The point was not often made that the enemy was relatively
defenseless, and in somewhat the same position as the "natives"
colonized, exterminated, and enslaved by the West in past centuries
by virtue of muskets and machine guns ... Our technical superiority
reflected our moral superiority. If it all seemed like shooting
human fish in a barrel, one must keep in mind that we were dealing
with lesser creatures (grasshoppers, two-legged animals, cockroaches),
people who don't value life as much as we do, who allowed "another
Hitler" to rule over them, and who stood in our way.
One of the effects of high-tech warfare, as well as the exclusive
focus on "our" casualties, plus censorship (official
and self), is that the public is spared the sight of burning flesh.
That enemy casualties were given great prominence during the Vietnam
War is one of the great, and now institutionalized, myths of that
era. Morley Safer's showing a GI applying a cigarette lighter
to a Vietnamese thatched hut is used and referred to repeatedly
as illustrating media boldness at that time because other cases
would be hard to find. It caused CBS and Safer a lot of trouble
(and he has been trying to make up for this sin ever since). Enormous
government pressure and flak from other sources caused the media
to provide grisly photos of enemy victims only with the greatest
caution, and very infrequently, especially in light of the grisly
reality. Capital intensive warfare in itself makes for distancing
the public from the slaughter of mere gooks and Arabs. This is
helpful in normalizing the unspeakable and unthinkable.

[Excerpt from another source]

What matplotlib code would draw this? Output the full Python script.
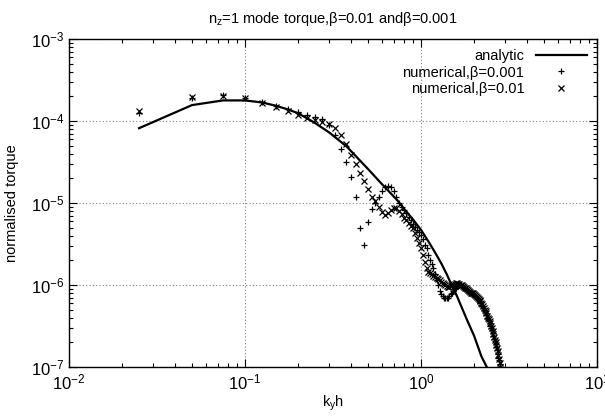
import matplotlib
matplotlib.use("Agg")
import matplotlib.pyplot as plt
from matplotlib.ticker import LogLocator, NullFormatter

plt.rcParams['font.family'] = ['Liberation Sans', 'DejaVu Sans']
plt.rcParams['mathtext.fontset'] = 'custom'
plt.rcParams['mathtext.rm'] = 'Liberation Sans'
plt.rcParams['mathtext.it'] = 'Liberation Sans'

# analytic curve
k_an = [0.025, 0.05, 0.075, 0.1, 0.125, 0.15, 0.175, 0.2, 0.244, 0.3, 0.378, 0.45,
        0.5, 0.585, 0.65, 0.728, 0.8, 0.9, 1.0, 1.12, 1.2, 1.3, 1.4, 1.49, 1.6,
        1.8, 2.0, 2.2, 2.36, 2.5]
t_an = [8.2e-5, 1.57e-4, 1.79e-4, 1.79e-4, 1.69e-4, 1.54e-4, 1.39e-4, 1.25e-4,
        9.8e-5, 7.3e-5, 4.9e-5, 3.3e-5, 2.6e-5, 1.8e-5, 1.42e-5, 1.1e-5, 8.5e-6,
        6.3e-6, 4.7e-6, 3.2e-6, 2.5e-6, 1.85e-6, 1.35e-6, 1.0e-6, 7.3e-7, 4.0e-7,
        2.4e-7, 1.35e-7, 1.0e-7, 7.0e-8]

# numerical runs, sampled every 0.025 in k_y h
k_num = [0.025, 0.05, 0.075, 0.1, 0.125, 0.15, 0.175, 0.2, 0.225, 0.25,
         0.275, 0.3, 0.325, 0.35, 0.375, 0.4, 0.425, 0.45, 0.475, 0.5,
         0.525, 0.55, 0.575, 0.6, 0.625, 0.65, 0.675, 0.7, 0.725, 0.75,
         0.775, 0.8, 0.825, 0.85, 0.875, 0.9, 0.925, 0.95, 0.975, 1.0,
         1.025, 1.05, 1.075, 1.1, 1.125, 1.15, 1.175, 1.2, 1.225, 1.25,
         1.275, 1.3, 1.325, 1.35, 1.375, 1.4, 1.425, 1.45, 1.475, 1.5,
         1.525, 1.55, 1.575, 1.6, 1.625, 1.65, 1.675, 1.7, 1.725, 1.75,
         1.775, 1.8, 1.825, 1.85, 1.875, 1.9, 1.925, 1.95, 1.975, 2.0,
         2.025, 2.05, 2.075, 2.1, 2.125, 2.15, 2.175, 2.2, 2.225, 2.25,
         2.275, 2.3, 2.325, 2.35, 2.375, 2.4, 2.425, 2.45, 2.475, 2.5,
         2.525, 2.55, 2.575, 2.6, 2.625, 2.65, 2.675, 2.7, 2.725, 2.75,
         2.775, 2.8, 2.825, 2.85, 2.875]

# numerical, beta = 0.001  (+)
t_b001 = [1.26e-4, 1.94e-4, 2.07e-4, 1.94e-4, 1.72e-4, 1.52e-4, 1.40e-4, 1.28e-4, 1.18e-4, 1.13e-4,
          1.05e-4, 9.0e-5, 6.8e-5, 4.6e-5, 3.2e-5, 2.1e-5, 1.2e-5, 5.0e-6, 3.1e-6, 5.8e-6,
          8.5e-6, 1.0e-5, 1.2e-5, 1.4e-5, 1.55e-5, 1.6e-5, 1.55e-5, 1.4e-5, 1.2e-5, 1.0e-5,
          9.0e-6, 8.2e-6, 7.5e-6, 6.8e-6, 6.2e-6, 5.6e-6, 5.1e-6, 4.7e-6, 4.4e-6, 4.1e-6,
          3.6e-6, 3.1e-6, 2.8e-6, 2.3e-6, 2.0e-6, 1.8e-6, 1.6e-6, 1.35e-6, 1.15e-6, 1.0e-6,
          8.5e-7, 7.8e-7, 7.3e-7, 7.0e-7, 6.9e-7, 6.9e-7, 7.0e-7, 7.3e-7, 7.7e-7, 8.1e-7,
          8.5e-7, 8.9e-7, 9.3e-7, 9.6e-7, 9.8e-7, 9.9e-7, 9.9e-7, 9.7e-7, 9.5e-7, 9.3e-7,
          9.1e-7, 8.9e-7, 8.7e-7, 8.5e-7, 8.3e-7, 8.1e-7, 7.9e-7, 7.8e-7, 7.7e-7, 7.5e-7,
          7.3e-7, 7.1e-7, 6.9e-7, 6.7e-7, 6.5e-7, 6.2e-7, 6.0e-7, 5.7e-7, 5.5e-7, 5.2e-7,
          5.0e-7, 4.8e-7, 4.5e-7, 4.3e-7, 4.0e-7, 3.8e-7, 3.6e-7, 3.4e-7, 3.2e-7, 3.0e-7,
          2.8e-7, 2.6e-7, 2.4e-7, 2.2e-7, 2.05e-7, 1.9e-7, 1.75e-7, 1.6e-7, 1.45e-7, 1.3e-7,
          1.2e-7, 1.08e-7, 9.8e-8, 8.8e-8, 8.0e-8]

# numerical, beta = 0.01  (x)
t_b01 = [1.32e-4, 1.98e-4, 2.05e-4, 1.90e-4, 1.68e-4, 1.48e-4, 1.34e-4, 1.20e-4, 1.10e-4, 1.03e-4,
         9.8e-5, 9.1e-5, 8.3e-5, 6.7e-5, 5.3e-5, 3.85e-5, 3.0e-5, 2.35e-5, 1.85e-5, 1.47e-5,
         1.2e-5, 1.05e-5, 9.0e-6, 7.8e-6, 7.1e-6, 7.5e-6, 8.3e-6, 8.8e-6, 8.6e-6, 8.0e-6,
         7.3e-6, 6.6e-6, 6.2e-6, 5.7e-6, 5.2e-6, 4.9e-6, 4.3e-6, 3.8e-6, 3.3e-6, 2.8e-6,
         2.3e-6, 1.9e-6, 1.6e-6, 1.45e-6, 1.4e-6, 1.36e-6, 1.3e-6, 1.26e-6, 1.22e-6, 1.18e-6,
         1.14e-6, 1.1e-6, 1.06e-6, 1.02e-6, 9.9e-7, 9.6e-7, 9.5e-7, 9.5e-7, 9.7e-7, 1.0e-6,
         1.02e-6, 1.04e-6, 1.05e-6, 1.05e-6, 1.04e-6, 1.03e-6, 1.01e-6, 9.9e-7, 9.7e-7, 9.5e-7,
         9.3e-7, 9.1e-7, 8.9e-7, 8.7e-7, 8.5e-7, 8.3e-7, 8.1e-7, 8.0e-7, 7.9e-7, 7.8e-7,
         7.6e-7, 7.4e-7, 7.2e-7, 7.0e-7, 6.8e-7, 6.5e-7, 6.3e-7, 6.0e-7, 5.8e-7, 5.5e-7,
         5.3e-7, 5.0e-7, 4.8e-7, 4.5e-7, 4.2e-7, 4.0e-7, 3.8e-7, 3.6e-7, 3.4e-7, 3.2e-7,
         2.95e-7, 2.75e-7, 2.55e-7, 2.35e-7, 2.15e-7, 2.0e-7, 1.85e-7, 1.7e-7, 1.55e-7, 1.4e-7,
         1.25e-7, 1.12e-7, 1.0e-7, 9.0e-8, 8.2e-8]

title = "n$_\\mathregular{z}$=1 mode torque,β=0.01 andβ=0.001"
xlabel = "k$_\\mathregular{y}$h"
ylabel = "normalised torque"

fig = plt.figure(figsize=(6.05, 4.17), dpi=100)
ax = fig.add_axes([0.114, 0.12, 0.873, 0.786])

ax.plot(k_an, t_an, color='black', lw=1.6, label='analytic', zorder=3)
ax.plot(k_num, t_b001, ls='none', marker='+', ms=5, mew=0.9, color='black',
        label='numerical,β=0.001', zorder=4)
ax.plot(k_num, t_b01, ls='none', marker='x', ms=4.5, mew=0.9, color='black',
        label='numerical,β=0.01', zorder=4)

ax.set_xscale('log')
ax.set_yscale('log')
ax.set_xlim(0.01, 10)
ax.set_ylim(1e-7, 1e-3)

ax.xaxis.set_major_locator(LogLocator(base=10, numticks=10))
ax.yaxis.set_major_locator(LogLocator(base=10, numticks=10))
ax.xaxis.set_minor_locator(LogLocator(base=10, subs=range(2, 10), numticks=20))
ax.yaxis.set_minor_locator(LogLocator(base=10, subs=range(2, 10), numticks=20))
ax.xaxis.set_minor_formatter(NullFormatter())
ax.yaxis.set_minor_formatter(NullFormatter())

ax.tick_params(which='both', direction='in', top=True, right=True, labelsize=12)
ax.tick_params(which='major', length=6, width=0.8)
ax.tick_params(which='minor', length=3, width=0.8)
ax.tick_params(axis='x', pad=4)
ax.grid(True, which='major', ls=(0, (1, 2)), color='#808080', lw=0.8)
for s in ax.spines.values():
    s.set_linewidth(1.0)

ax.set_title(title, fontsize=10.5, pad=12)
ax.set_xlabel(xlabel, fontsize=10.5, labelpad=1)
ax.set_ylabel(ylabel, fontsize=10.5, labelpad=8)

leg = ax.legend(loc='upper right', frameon=False, markerfirst=False, fontsize=10.5,
                handlelength=3.5, borderaxespad=0.3, labelspacing=0.15,
                handletextpad=0.8)
for t in leg.get_texts():
    t.set_ha('right')

fig.savefig('out.png', dpi=100)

On February 5, 1991, the Philadelphia Inquirer carried an
Associated Press dispatch by Alexander Higgins, "Marriage
finds new expression in gulf: Honey, pass the bombs." It
is a little romance of a newly married couple, located at an air
base in Saudi Arabia-and therefore regrettably obliged to sleep
in separate tents-whose function is to load bombs on A-10 attack
jets. It is a personal interest story, of two people and their
relationship, with a job to do, in an unromantic setting. A fine
study in the routinization of violence, of the banality of evil
and the ways it is impressed on the public.